For this Good Friday concert Mark Padmore and the Britten Sinfonia presented the St John Passion in a guise at once Baroque and modern. After more than 150 performances, which have included singing the Evangelist in a fully-staged production cuddling a live lamb, Padmore must know the work better than most, and his ideas have grown out of that experience.
The good news was that a one-hour Lutheran sermon in German was not part of the plan. Instead, there were readings, including extracts from TS Eliot’s Ash Wednesday, the poem he wrote on his conversion to Anglicanism, delivered with calm understatement by Simon Russell Beale — an interesting, if half-baked choice as a modern equivalent, targeted at an educated, 21st-century audience sitting in a concert hall.
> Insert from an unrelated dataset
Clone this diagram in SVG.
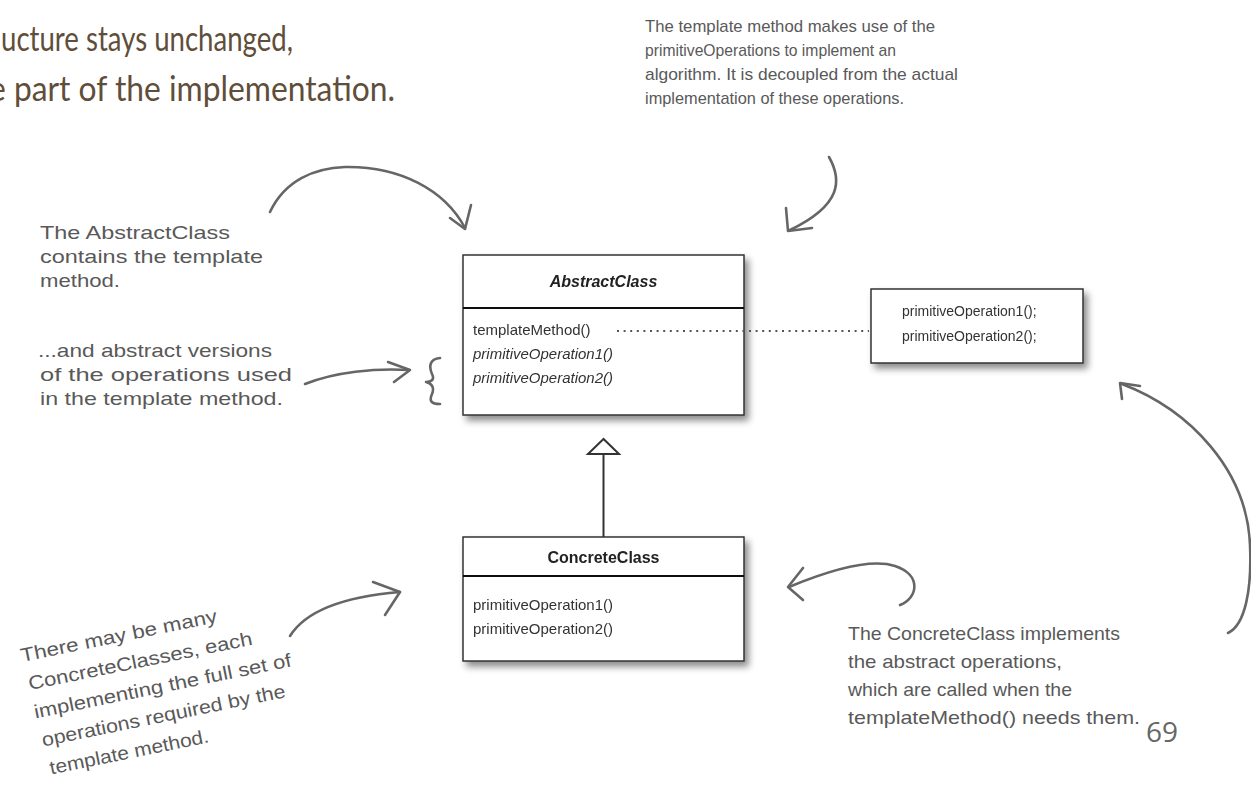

In musical terms the performance similarly followed the path of compromise. The Britten Sinfonia played on mostly modern instruments, but with numbers reduced to the minimum possible in this hall. At a dozen in the choir, including Padmore, the Britten Sinfonia Voices was also small in scale, and its members supplied the soloists for the arias, most of them singing to a more than acceptable standard. Padmore’s Evangelist was lyrical and heartfelt as always, despite passing intonation problems. Perhaps most important, there was no conductor. This involved gains and losses, though purely for technical accuracy today’s highly skilled professional musicians hardly need one, and indeed it was a pleasure to hear the chorales performed simply, rather than squeezed for every drop of emotion as they can be.
Arty and simple, authentic and not-authentic, this was a St John Passion to be appreciated on its own terms. As a final reminder of those terms at their best, the choir ended unaccompanied with Jacob Handl’s “Ecce quomodo moritur Justus”, as Bach himself did, and the effect was heavenly.